Table of contents for Letters to David
- Dear David: Christmas Day
- Dear David: Your Memorial
- Dear David: Mister Hugh
- Dear David: Thanks for Helma
- Dear David: The Magnolia Tree
- Dear David: Month One
- Dear David: The Basement
- Dear David: When?
- Dear David: Month Two
- Dear David: Mister Hugh in the City
- Dear David: Month Three
- Dear David: Month Four
- Dear David: Month Five
- Dear David: Month Six
- Dear David: Month Seven
- Dear David: A Poem
- Dear David: Month Eight
- Dear David: Month Nine
- Dear David: Month 10
- Dear David: Month 11
- Dear David: Month 12
Dear David,
I made it past Month 10 without completely falling apart, which is a real miracle considering the bumpy ride it’s been. I’ll be lucky if I have any friends at all by next year, what with being uncommunicative and a miserable recluse. Not all the time, but living in Toronto seems to have that effect on me.

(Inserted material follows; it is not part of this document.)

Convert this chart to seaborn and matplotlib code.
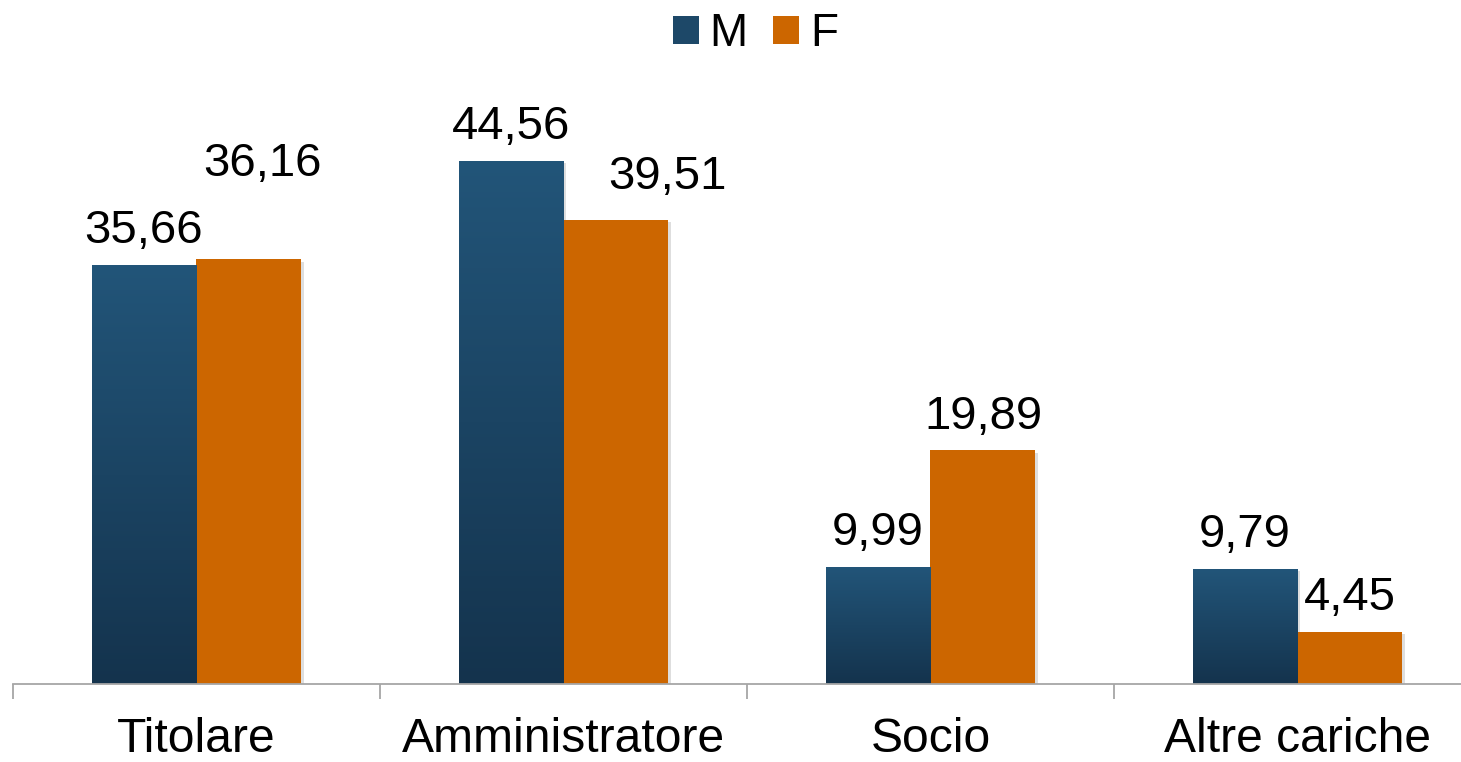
import numpy as np
import pandas as pd
import matplotlib
matplotlib.use("Agg")
import matplotlib.pyplot as plt
import matplotlib.patheffects as pe
from matplotlib.patches import Patch
from matplotlib.colors import LinearSegmentedColormap
import seaborn as sns

# ---- data ----
categories = ["Titolare", "Amministratore", "Socio", "Altre cariche"]
series_names = ["M", "F"]
values_M = [35.66, 44.56, 9.99, 9.79]
values_F = [36.16, 39.51, 19.89, 4.45]

# label offsets (points) for labels Excel moved to avoid overlap: (series, category index) -> (dx, dy)
label_offsets = {("F", 0): (9.4, 59.8), ("F", 1): (36.7, 22.3)}
default_offset = (0, 15.8)

col_M_top = "#225579"
col_M_bot = "#14334d"
col_M_mid = "#1d4868"
col_F = "#cc6600"

df = pd.DataFrame({
    "categoria": categories * 2,
    "sesso": ["M"] * len(categories) + ["F"] * len(categories),
    "valore": values_M + values_F,
})

sns.set_theme(style="white")
plt.rcParams["font.family"] = ["Liberation Sans", "DejaVu Sans"]
plt.rcParams["text.color"] = "black"

fig = plt.figure(figsize=(14.61, 7.62), dpi=100)
ax = fig.add_axes([13 / 1461, 78 / 762, 1468 / 1461, (684 - 60) / 762])

sns.barplot(data=df, x="categoria", y="valore", hue="sesso", order=categories,
            hue_order=series_names, palette={"M": col_M_mid, "F": col_F},
            width=0.572, gap=0, saturation=1, legend=False, ax=ax, linewidth=0)

ylim = (0, 53.15)
xlim = (-0.5, 3.5)

grad = np.linspace(0, 1, 256).reshape(-1, 1)
cmap = LinearSegmentedColormap.from_list("mgrad", [col_M_bot, col_M_top])

shadow = [pe.SimplePatchShadow(offset=(2, -1.5), alpha=0.13, shadow_rgbFace="#000000"), pe.Normal()]

n = len(categories)
for i, p in enumerate(ax.patches):
    p.set_path_effects(shadow)
    if i < n:  # M bars
        x, w, h = p.get_x(), p.get_width(), p.get_height()
        im = ax.imshow(grad, extent=[x, x + w, 0, h], origin="lower", aspect="auto",
                       cmap=cmap, zorder=p.get_zorder() + 0.1, interpolation="bilinear")
        im.set_clip_path(p)

# value labels
for i, p in enumerate(ax.patches[:2 * n]):
    s = "M" if i < n else "F"
    ci = i % n
    v = values_M[ci] if s == "M" else values_F[ci]
    dx, dy = label_offsets.get((s, ci), default_offset)
    ax.annotate(f"{v:.2f}".replace(".", ","), (p.get_x() + p.get_width() / 2, p.get_height()),
                xytext=(dx, dy), textcoords="offset points", ha="center", va="baseline",
                fontsize=34, color="black")

ax.set_xlim(*xlim)
ax.set_ylim(*ylim)
ax.set_xlabel("")
ax.set_ylabel("")
ax.set_yticks([])
for sp in ["top", "right", "left"]:
    ax.spines[sp].set_visible(False)
ax.spines["bottom"].set_color("#a6a6a6")
ax.spines["bottom"].set_linewidth(1.3)

ax.set_xticks(range(n))
ax.set_xticklabels(categories, fontsize=34.6, color="black")
ax.set_xticks(np.arange(-0.5, n, 1.0), minor=True)
ax.tick_params(axis="x", which="major", length=0, pad=24, labelcolor="black")
ax.tick_params(axis="x", which="minor", length=10.8, width=1.3, color="#a6a6a6", direction="out", bottom=True)

handles = [Patch(facecolor=col_M_mid, edgecolor="none", label="M"),
           Patch(facecolor=col_F, edgecolor="none", label="F")]
leg = fig.legend(handles=handles, loc="center", bbox_to_anchor=(0.517, 0.955), ncol=2, frameon=False,
                 fontsize=33, handlelength=0.57, handleheight=0.57, handletextpad=0.24,
                 columnspacing=0.55, borderpad=0)
for t in leg.get_texts():
    t.set_color("black")

fig.savefig("out.png", dpi=100)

I went to Pennsylvania and New York as much as I could the past month, and stayed at Helma’s. Not just for her cooking — stick-to-your-ribs German homestyle! — but for her company. She took me fishing at Lackawanna State Park, and I took her to Old Rhinebeck Aerodrome. Those were the happiest days since I wrote you last; I was at peace.
I also came to the full realisation in the past month that the restlessness I’d been feeling was from not flying for so many months. I scattered your ashes in the sky over Old Rhinebeck Aerodrome because it was your Happy Place, where you felt free and unfettered from the troubles on the ground. It has become my Happy Place, too. What cemented our relationship from the beginning was more than sharing the visceral excitement of flying; we spent months getting to know each other’s history before our first flight together in the Tri-Pacer, so by then there was a tacit understanding of the symbolic nature of flight.
Aside from scattering your ashes on May 30 in a Piper Cub and the Aerodrome biplane rides on the 7th, I hadn’t been in anything smaller than a regional jet since our last flight together on November 19. It wasn’t until I was at Cherry Ridge Airport again that I knew I had to go back up in the sky, and luckily I was able to find someone who went out of his way to help me.
Mike didn’t like his first landing, so we took off again! Fine by me!